I'm not saying corporate lobbying has zero influence (that would be naive), but if the electorate chooses to care about something, it trumps corporations. This is actually a major finding of academic research on corporate influence and lobbying in politics -- it's mostly effective specifically in areas where voters aren't paying attention and don't care.



The idea that there’s cornucopias of choice in day to day life for 99% of Americans is absurd

You have to go to extraordinary and extreme measures to break out of the basic choices that you are offered for which the profits all go to the same group of people

There is basically Zero diversity in the corporate landscape for either consumers or workers.

Maybe even if that’s the trend, let’s choose not all live in a pvp hellscape owned by about 10,000 people that enjoy infinite luxury, another 8 million who insulate them by showing that “You too can be a class striver and abandon the working class” and the rest of the 8Billion people slowly killing each other for the scraps left behind as everyone tries to claw their way into the 1% and beyond.


> You have to go to extraordinary and extreme measures to break out of the basic choices that you are offered for which the profits all go to the same group of people

In this case we are talking about printers. There are literally dozens of printer makers.


And Berkshire Hathaway has an outsize position in the largest of them, HP.

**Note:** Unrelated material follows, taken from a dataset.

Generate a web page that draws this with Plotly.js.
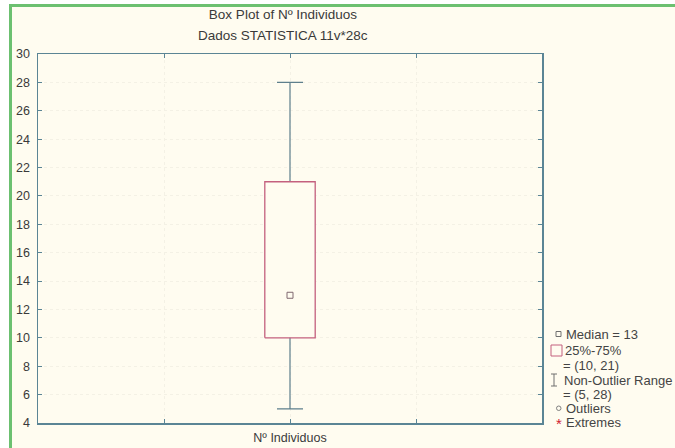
<!DOCTYPE html>
<html>
<head>
<meta charset="utf-8">
<script src="https://cdn.plot.ly/plotly-3.0.1.min.js"></script>
<style>
  html, body { margin: 0; padding: 0; background: #ffffff; }
  #frame { position: absolute; left: 9px; top: 4px; width: 666px; height: 444px;
           border-left: 3px solid #6cc070; border-top: 3px solid #6cc070; background: #fffcf0; }
  #chart { position: absolute; left: 0; top: 0; width: 663px; height: 441px; }
</style>
</head>
<body>
<div id="frame"><div id="chart"></div></div>
<script>
// ---- data ----
const categories = ["Nº Individuos"];
const medianVals = [13];
const q1Vals = [10];
const q3Vals = [21];
const lowerVals = [5];
const upperVals = [28];
const yTickVals = [4, 6, 8, 10, 12, 14, 16, 18, 20, 22, 24, 26, 28, 30];
const titleLines = ["Box Plot of Nº Individuos", "Dados STATISTICA 11v*28c"];
const legendLabels = ["Outliers", "Extremes"];

// ---- layout constants ----
const PLOT_L = 38, PLOT_R = 542, PLOT_T = 54, PLOT_B = 423; // absolute px
const xp = px => (px - PLOT_L) / (PLOT_R - PLOT_L);
const yp = py => (PLOT_B - py) / (PLOT_B - PLOT_T);

const catX = categories.map((c, i) => 2 + i);
const halfW = 0.2;

const axisCol = '#5b8595';
const textCol = '#3a3a3a';
const boxCol = '#c4607e';
const whiskCol = '#5e7f8c';
const FONT = 'Liberation Sans, Arial, sans-serif';

const traces = [];
// whiskers (error bars from median to lower/upper)
traces.push({
  type: 'scatter', mode: 'markers', x: catX, y: medianVals,
  marker: { size: 1, color: 'rgba(0,0,0,0)' },
  error_y: { type: 'data', symmetric: false,
             array: upperVals.map((u, i) => u - medianVals[i]),
             arrayminus: lowerVals.map((l, i) => medianVals[i] - l),
             color: whiskCol, thickness: 1.2, width: 13 },
  hoverinfo: 'skip', showlegend: false
});
// boxes
catX.forEach((cx, i) => {
  traces.push({
    type: 'scatter', mode: 'lines',
    x: [cx - halfW, cx + halfW, cx + halfW, cx - halfW, cx - halfW],
    y: [q1Vals[i], q1Vals[i], q3Vals[i], q3Vals[i], q1Vals[i]],
    fill: 'toself', fillcolor: '#fffcf0',
    line: { color: boxCol, width: 1.3 },
    hoverinfo: 'skip', showlegend: false
  });
});
// median markers
traces.push({
  type: 'scatter', mode: 'markers', x: catX, y: medianVals,
  marker: { symbol: 'square-open', size: 6, color: '#806870', line: { width: 1 } },
  hoverinfo: 'skip', showlegend: false
});

// ---- legend (manual) ----
const lx = 561;
const legendText = [
  { t: `Median = ${medianVals[0]}`, x: 564, y: 334 },
  { t: '25%-75%', x: 563, y: 350 },
  { t: `= (${q1Vals[0]}, ${q3Vals[0]})`, x: lx, y: 365 },
  { t: 'Non-Outlier Range', x: 562, y: 380 },
  { t: `= (${lowerVals[0]}, ${upperVals[0]})`, x: lx, y: 394 },
  { t: legendLabels[0], x: 564, y: 408 },
  { t: legendLabels[1], x: 564, y: 422 }
];
const annotations = legendText.map(o => ({
  xref: 'paper', yref: 'paper', x: xp(o.x), y: yp(o.y),
  xanchor: 'left', yanchor: 'middle', showarrow: false, text: o.t,
  font: { family: FONT, size: 13, color: '#444444' }
}));
annotations.push({
  xref: 'paper', yref: 'paper', x: xp(283), y: yp(35), xanchor: 'center', yanchor: 'middle',
  showarrow: false, text: titleLines[1], font: { family: FONT, size: 13.5, color: textCol }
});
annotations.push({
  xref: 'paper', yref: 'paper', x: xp(558.5), y: yp(424), xanchor: 'center', yanchor: 'middle',
  showarrow: false, text: '*', font: { family: FONT, size: 15, color: '#d02030' }
});

const shapes = [
  // median square
  { type: 'rect', xref: 'paper', yref: 'paper', x0: xp(556), x1: xp(561), y0: yp(336.5), y1: yp(331.5),
    line: { color: '#707070', width: 1 } },
  // 25-75 square
  { type: 'rect', xref: 'paper', yref: 'paper', x0: xp(551), x1: xp(562), y0: yp(356), y1: yp(345),
    line: { color: boxCol, width: 1 } },
  // I-beam
  { type: 'line', xref: 'paper', yref: 'paper', x0: xp(554), x1: xp(554), y0: yp(386), y1: yp(374),
    line: { color: '#707070', width: 1 } },
  { type: 'line', xref: 'paper', yref: 'paper', x0: xp(551), x1: xp(557), y0: yp(374), y1: yp(374),
    line: { color: '#707070', width: 1 } },
  { type: 'line', xref: 'paper', yref: 'paper', x0: xp(551), x1: xp(557), y0: yp(386), y1: yp(386),
    line: { color: '#707070', width: 1 } },
  // outlier circle
  { type: 'circle', xref: 'paper', yref: 'paper', x0: xp(556.5), x1: xp(561), y0: yp(410.5), y1: yp(406),
    line: { color: '#808080', width: 1 } }
];

const layout = {
  width: 663, height: 441,
  margin: { l: PLOT_L - 12, r: 663 - (PLOT_R - 12), t: PLOT_T - 7, b: 441 - (PLOT_B - 7), pad: 0 },
  paper_bgcolor: '#fffcf0', plot_bgcolor: '#fffcf0',
  showlegend: false,
  title: { text: titleLines[0], x: xp(283), xref: 'paper', xanchor: 'center',
           y: 1 - 7 / 441, yref: 'container', yanchor: 'middle',
           font: { family: FONT, size: 13.5, color: textCol } },
  xaxis: {
    range: [0, 4], tickvals: [1, 2, 3], ticktext: ['', categories[0], ''],
    showline: true, linecolor: axisCol, linewidth: 1.5, mirror: 'ticks',
    ticks: 'inside', ticklen: 4, tickcolor: axisCol,
    showgrid: true, gridcolor: '#f4f1e5', griddash: 'dot', zeroline: false,
    tickfont: { family: FONT, size: 12.5, color: textCol }, ticklabelstandoff: 2
  },
  yaxis: {
    range: [4, 30], tickvals: yTickVals,
    showline: true, linecolor: axisCol, linewidth: 1.5, mirror: 'ticks',
    ticks: 'inside', ticklen: 4, tickcolor: axisCol,
    showgrid: true, gridcolor: '#f4f1e5', griddash: 'dot', zeroline: false,
    tickfont: { family: FONT, size: 12.5, color: textCol }, ticklabelstandoff: 4
  },
  annotations: annotations,
  shapes: shapes
};

Plotly.newPlot('chart', traces, layout, { displayModeBar: false, staticPlot: true });
</script>
</body>
</html>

What else does BRK own, and thus influence via board and activist shareholder position that is in your home.

This is the point. You can have a million “options” but if they all only benefit a handful of owners then no matter how you “vote” with your dollars it still makes the same people the same money.

Again, you have to go to extremes to find a printer that is manufactured by a union or employee owned cooperative if there even are any.

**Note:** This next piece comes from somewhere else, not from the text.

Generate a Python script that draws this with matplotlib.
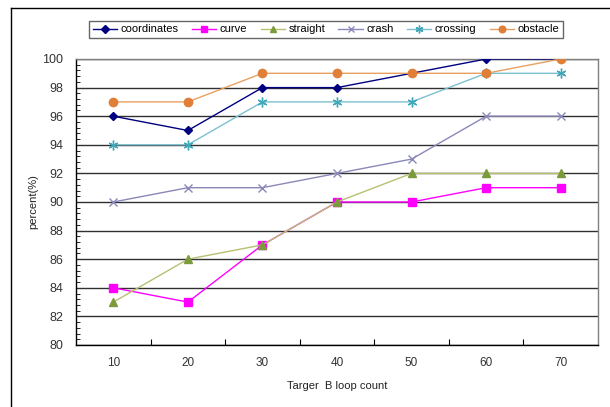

For what it is worth, HP barely still designs printers. Most of them are just rebadged Canons. They have a small number of models that are based on Samsung models that they got from their acquisition and an even smaller number of printers they actually made themselves. For the most part, when you buy a HP, you are buying a Canon printer with HP's label on it and HP firmware. HP is really just a middle man, and I am not sure why people keep buying their printers given that middlemen should be avoided.


Personally I just buy Brother now, though they are starting to do some of the tricks.

Least evil option?


What is Brother doing now? I haven’t heard that with Brother printers and I had one for years.


Some of their software started to get pushy, and their toner cartridges started to ‘be empty’ too early - with some new printers also having ‘trial’ toners with almost no toner in them.

Mellow compared to the alternatives.


Canon does not do this. They also let you opt into the feature that blocks third party cartridges. You read that right. The feature is opt-in.

Coincidentally, many HP and Canon laser printers use slight variations of the same toner cartridges such that third parties can support both printers with the same cartridges:

https://www.shop.xerox.com/supplies-accessories?brand=6346

I am curious if this is also true for the inkjet printers, but finding out would probably involve buying every cartridge and comparing. I cannot justify that expense to sate my curiosity.


At least with my HL-1112 (bottom-barrel model in 2015) and MFC-L2700DW (entry level all-in-one with decent, albeit aftermarket, multiplatform support) it's trivial to manually reset the levels once you know the button sequence - don't even need a retail cartridge with the mechanical "unused toner" spinner!

That said... yeah, who knows what they're up to, 5 years later?